Borrowing has a learning curve, yes. But really, it's an equivalent set of principles to what you would do in C++ to keep your pointers safe. The difference is that you can write small C++ codebases without worrying about "C++ borrowing", whereas you need to think about these things off the bat in Rust.

[detrino]

> it's an equivalent set of principles to what you would do in C++ to keep your pointers safe.

The things you can prove statically with the borrow checker are a subset of the things that wont trigger UB in C++.

[Manishearth]

That doesn't contradict what I said.

My point was: If you're working on a large C++ codebase you will have to reason roughly about who owns what and where your pointery data is coming from. IME it amounts to (roughly) the same thing as Rust's borrowck rules, just that Rust forces you to think about this a priori, in a clean framework with clear rules, instead of wibbly wobbly, pointy-wointy, ... stuff.

The things you feel safe to do in Rust are often a superset of the things you feel safe to do in C++. Most large codebases often use lots of shared_ptr or equivalent, whereas in Rust Rc and RefCell are broken out only when necessary (when the compiler tells us there's no way to do it the borrow way).

So while C++ might let you write a larger variety of non-UB patterns in principle, Rust will let you write more non-UB patterns in practice. You feel safe playing fast and loose with the references, and dancing near the line of safe behavior since the compiler ensures you never cross it. I have a post illustrating an example of this here: http://manishearth.github.io/blog/2015/05/03/where-rust-real...

And, of course, if you really want to express one of those "things C++ lets you do" wrt pointers, you can always break out `unsafe`.

[detrino]

Your comment has the structure of a well reasoned argument, but it's predicated on falsehoods.

Most large C++ projects do not unnecessarily use reference counting.

Most C++ programmers do not fear using references or pointers because of invalidation.

The Rust compiler does not tell you when it's impossible to satisfy your problem using borrows. In fact it often has false positives requiring borrow gymnastics because it is too primitive.

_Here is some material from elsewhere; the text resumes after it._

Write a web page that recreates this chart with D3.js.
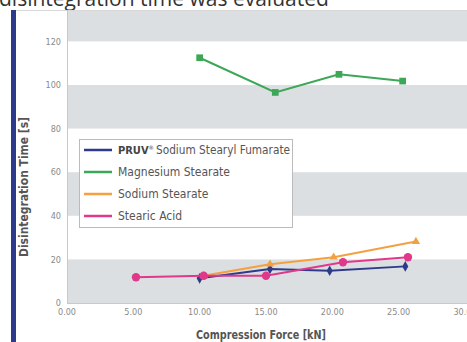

And your last line is a complete reversal of your previous attitude: Suddenly you are focusing on theory while ignoring that in practice you can not usually break out `unsafe` to solve your borrow problems. In fact it's Rust, not C++, that is more likely to reach for more heavyweight abstractions than necessary because it's not practical to litter unsafe throughout your codebase.

[Manishearth]

> Most C++ programmers do not fear using references or pointers because of invalidation.

Compared to Rust? I doubt that. Like I said, Rust lets you dance near the line.

This is from experience in various large C++ codebases. I'm not saying people use refcounting a lot, I'm saying it gets used more than Rust.

YMMV though, so it does boil down to a matter of different experiences here. We'll probably have to agree to disagree.

> In fact it often has false positives requiring borrow gymnastics because it is too primitive.

Not really. Aside from non-lexical borrows and a couple other nice-to-have things (but not necessary), the borrow checker is pretty precise for what it tries to prove.

One might argue that the guarantees Rust tries to maintain (one writer or multiple readers for a piece of data) are too primitive. I don't think that's true. Doing a context-sensitive/flow-sensitive analysis might lead to more patterns being allowed but it's hard to scope guarantees when the analysis is interprocedural -- stopping at function boundaries makes sense to me.

> The Rust compiler does not tell you when it's impossible to satisfy your problem using borrows.

It sort of does. If you try to introduce borrows and listen to the suggestions the compiler gives you, and eventually end up nowhere, it's probably not possible to do it that way. It's not perfect, but it's good enough. And it's immune to further changes -- you don't need to design your pointer usage so that it's future-proof; design it however you want, and if a future refactoring introduces a possible use-after-free, fix the compile error.

> And your last line is a complete reversal of your previous attitude: Suddenly you are focusing on theory while ignoring that in practice you can not usually break out `unsafe` to solve your borrow problems.

No, it's not, I'm just pointing out the equivalence. My point was that "The things you can prove statically with the borrow checker are a subset of the things that wont trigger UB in C++." is irrelevant for two reasons -- (a) in practice IMO the things Rust makes you feel safe to do is a superset of what C++ lets you feel safe to do, and (b) if we're going to talk about "all possible things C++ theoretically allows you to do", then you should include unsafe -- you were comparing "safe Rust" with "all C++", which is unfair here, since the entities to be compared for what you're theoretically allowed to do are "all Rust" and "all C++". I focused on a different flaw in your argument, so of course the focus changed. I'm not saying you should use unsafe a lot, I'm saying "what C++ lets you do is equivalent to using unsafe a bit more often in Rust". I don't endorse it, but if you consider "C++ lets you do so many things Rust doesn't" to be a plus point of C++ (I don't), then you should at least be comparing the right things and allowing yourself to use unsafe in Rust too.

> more heavyweight abstractions than necessary

Examples?

[destructionator]

D's new things have been more accidental than by design... and kinda subtle too. Like the compile time reflection. I'm sure someone else has done it somewhere before, but D makes it really easy.

[steveklabnik]

  > lifetimes are still too young

While some stuff is new, the core of the idea goes back to Cyclone in 2001.